What the exercise asks.
For this exercise, repeat all of the material verbatim apart from its images.
◇ ◇ ◇ ◇ ◇
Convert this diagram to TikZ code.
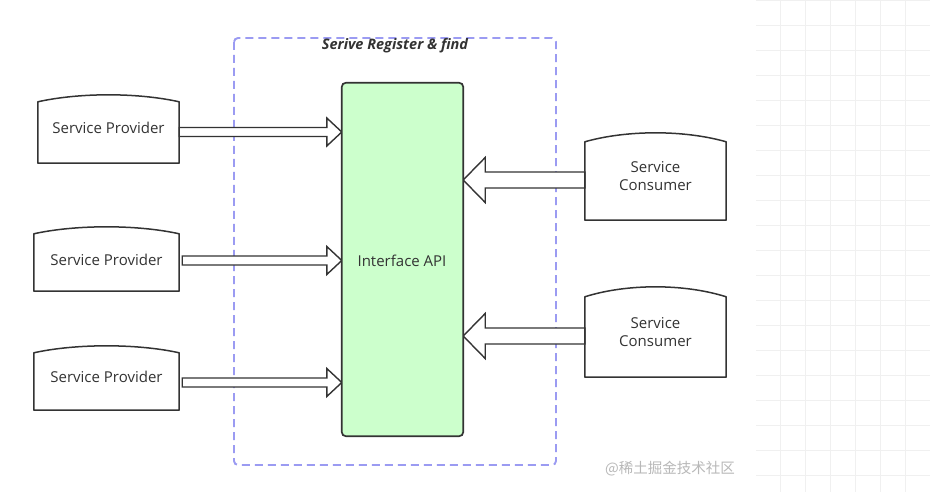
\documentclass[tikz,border=0pt]{standalone}
\usepackage{fontspec}
\setmainfont{Open Sans}
\newfontfamily\cjk{Noto Sans CJK SC}
\usetikzlibrary{calc}
\definecolor{ink}{HTML}{333333}
\definecolor{apifill}{HTML}{CCFFCC}
\definecolor{lav}{HTML}{9B9BF2}
\definecolor{gridc}{HTML}{F0F0F0}
\definecolor{wm}{HTML}{B8B8B8}
\tikzset{
  shp/.style={draw=ink, line width=1.5pt, fill=white, line join=round},
  lbl/.style={inner sep=0pt, text=ink, font=\fontsize{15}{18}\selectfont, align=center},
  holder/.style={inner sep=0pt},
  fatR/.style={draw=ink, line width=1.4pt, fill=white, line join=miter,
    to path={let \p1=(\tikztostart), \p2=(\tikztotarget) in
      (\x1,\y1+4.5pt) -- (\x2-15pt,\y1+4.5pt) -- (\x2-15pt,\y1+14pt) -- (\x2,\y1)
      -- (\x2-15pt,\y1-14pt) -- (\x2-15pt,\y1-4.5pt) -- (\x1,\y1-4.5pt) -- cycle}},
  fatL/.style={draw=ink, line width=1.4pt, fill=white, line join=miter,
    to path={let \p1=(\tikztostart), \p2=(\tikztotarget) in
      (\x1,\y1+8pt) -- (\x2+22pt,\y1+8pt) -- (\x2+22pt,\y1+22.5pt) -- (\x2,\y1)
      -- (\x2+22pt,\y1-22.5pt) -- (\x2+22pt,\y1-8pt) -- (\x1,\y1-8pt) -- cycle}},
}
\newcommand\cardshape[3]{% node, bulge (px), control half-offset
  \draw[shp] (#1.south west) -- ([yshift=-#2pt]#1.north west)
    .. controls +(#3,-1.33*#2) and +(-#3,-1.33*#2) .. ([yshift=-#2pt]#1.north east)
    -- (#1.south east) -- cycle;}
\begin{document}
\begin{tikzpicture}[x=1pt,y=-1pt]
\useasboundingbox (0,0) rectangle (930,492);
\fill[white] (0,0) rectangle (930,492);
% faint grid on the right
\foreach \gx in {780,805,...,930} \draw[gridc, line width=0.8pt] (\gx,0) -- (\gx,492);
\foreach \gy in {0,25,...,492} \draw[gridc, line width=0.8pt] (756,\gy) -- (930,\gy);
% register frame
\draw[lav, line width=1.9pt, dash pattern=on 8pt off 5pt, rounded corners=4pt]
  (234,38) rectangle (556,465);
\node[lbl, font=\fontsize{14.5}{16}\selectfont\bfseries\itshape] (title) at (395,46) {Serive Register \& find};
% shape holders
\node[holder, minimum width=141pt, minimum height=68pt] (p1) at (108.5,129) {};
\node[holder, minimum width=145pt, minimum height=64pt] (p2) at (106.5,259) {};
\node[holder, minimum width=145pt, minimum height=64pt] (p3) at (106.5,378) {};
\node[holder, minimum width=141pt, minimum height=87pt] (c1) at (655.5,176.5) {};
\node[holder, minimum width=141pt, minimum height=90pt] (c2) at (655.5,332) {};
\node[holder, minimum width=121pt, minimum height=353pt] (api) at (402.5,259.5) {};
% shapes
\cardshape{p1}{7}{42}
\cardshape{p2}{7}{42}
\cardshape{p3}{7}{42}
\cardshape{c1}{9}{42}
\cardshape{c2}{10}{42}
\node[lbl] (p1t) at (108.5,128) {Service Provider};
\node[lbl] (p2t) at (106.5,259.5) {Service Provider};
\node[lbl] (p3t) at (106.5,377) {Service Provider};
\node[lbl] (c1t) at (655.5,176) {Service\\Consumer};
\node[lbl] (c2t) at (655.5,332.5) {Service\\Consumer};
% arrows
\draw[fatR] ([yshift=-3pt]p1.east) to (api.west);
\draw[fatR] ([xshift=3pt,yshift=-1.5pt]p2.east) to (api.west);
\draw[fatR] ([xshift=3pt,yshift=-4.5pt]p3.east) to (api.west);
\draw[fatL] ([yshift=-3.5pt]c1.west) to (api.east);
\draw[fatL] ([yshift=-4pt]c2.west) to (api.east);
% API box
\draw[draw=ink, line width=1.7pt, fill=apifill, rounded corners=4pt] (api.north west) rectangle (api.south east);
\node[lbl] (apit) at (402,261) {Interface API};
% watermark
\node[inner sep=0pt, text=wm, font=\cjk\fontsize{14.5}{16}\selectfont] (wmk) at (670,469) {@稀土掘金技术社区};
\end{tikzpicture}
\end{document}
◇ ◇ ◇ ◇ ◇
Answer to the task.
Convert this diagram to TikZ code.
\documentclass[tikz,border=0pt]{standalone}
\usepackage{fontspec}
\setmainfont{Open Sans}
\newfontfamily\cjk{Noto Sans CJK SC}
\usetikzlibrary{calc}
\definecolor{ink}{HTML}{333333}
\definecolor{apifill}{HTML}{CCFFCC}
\definecolor{lav}{HTML}{9B9BF2}
\definecolor{gridc}{HTML}{F0F0F0}
\definecolor{wm}{HTML}{B8B8B8}
\tikzset{
  shp/.style={draw=ink, line width=1.5pt, fill=white, line join=round},
  lbl/.style={inner sep=0pt, text=ink, font=\fontsize{15}{18}\selectfont, align=center},
  holder/.style={inner sep=0pt},
  fatR/.style={draw=ink, line width=1.4pt, fill=white, line join=miter,
    to path={let \p1=(\tikztostart), \p2=(\tikztotarget) in
      (\x1,\y1+4.5pt) -- (\x2-15pt,\y1+4.5pt) -- (\x2-15pt,\y1+14pt) -- (\x2,\y1)
      -- (\x2-15pt,\y1-14pt) -- (\x2-15pt,\y1-4.5pt) -- (\x1,\y1-4.5pt) -- cycle}},
  fatL/.style={draw=ink, line width=1.4pt, fill=white, line join=miter,
    to path={let \p1=(\tikztostart), \p2=(\tikztotarget) in
      (\x1,\y1+8pt) -- (\x2+22pt,\y1+8pt) -- (\x2+22pt,\y1+22.5pt) -- (\x2,\y1)
      -- (\x2+22pt,\y1-22.5pt) -- (\x2+22pt,\y1-8pt) -- (\x1,\y1-8pt) -- cycle}},
}
\newcommand\cardshape[3]{% node, bulge (px), control half-offset
  \draw[shp] (#1.south west) -- ([yshift=-#2pt]#1.north west)
    .. controls +(#3,-1.33*#2) and +(-#3,-1.33*#2) .. ([yshift=-#2pt]#1.north east)
    -- (#1.south east) -- cycle;}
\begin{document}
\begin{tikzpicture}[x=1pt,y=-1pt]
\useasboundingbox (0,0) rectangle (930,492);
\fill[white] (0,0) rectangle (930,492);
% faint grid on the right
\foreach \gx in {780,805,...,930} \draw[gridc, line width=0.8pt] (\gx,0) -- (\gx,492);
\foreach \gy in {0,25,...,492} \draw[gridc, line width=0.8pt] (756,\gy) -- (930,\gy);
% register frame
\draw[lav, line width=1.9pt, dash pattern=on 8pt off 5pt, rounded corners=4pt]
  (234,38) rectangle (556,465);
\node[lbl, font=\fontsize{14.5}{16}\selectfont\bfseries\itshape] (title) at (395,46) {Serive Register \& find};
% shape holders
\node[holder, minimum width=141pt, minimum height=68pt] (p1) at (108.5,129) {};
\node[holder, minimum width=145pt, minimum height=64pt] (p2) at (106.5,259) {};
\node[holder, minimum width=145pt, minimum height=64pt] (p3) at (106.5,378) {};
\node[holder, minimum width=141pt, minimum height=87pt] (c1) at (655.5,176.5) {};
\node[holder, minimum width=141pt, minimum height=90pt] (c2) at (655.5,332) {};
\node[holder, minimum width=121pt, minimum height=353pt] (api) at (402.5,259.5) {};
% shapes
\cardshape{p1}{7}{42}
\cardshape{p2}{7}{42}
\cardshape{p3}{7}{42}
\cardshape{c1}{9}{42}
\cardshape{c2}{10}{42}
\node[lbl] (p1t) at (108.5,128) {Service Provider};
\node[lbl] (p2t) at (106.5,259.5) {Service Provider};
\node[lbl] (p3t) at (106.5,377) {Service Provider};
\node[lbl] (c1t) at (655.5,176) {Service\\Consumer};
\node[lbl] (c2t) at (655.5,332.5) {Service\\Consumer};
% arrows
\draw[fatR] ([yshift=-3pt]p1.east) to (api.west);
\draw[fatR] ([xshift=3pt,yshift=-1.5pt]p2.east) to (api.west);
\draw[fatR] ([xshift=3pt,yshift=-4.5pt]p3.east) to (api.west);
\draw[fatL] ([yshift=-3.5pt]c1.west) to (api.east);
\draw[fatL] ([yshift=-4pt]c2.west) to (api.east);
% API box
\draw[draw=ink, line width=1.7pt, fill=apifill, rounded corners=4pt] (api.north west) rectangle (api.south east);
\node[lbl] (apit) at (402,261) {Interface API};
% watermark
\node[inner sep=0pt, text=wm, font=\cjk\fontsize{14.5}{16}\selectfont] (wmk) at (670,469) {@稀土掘金技术社区};
\end{tikzpicture}
\end{document}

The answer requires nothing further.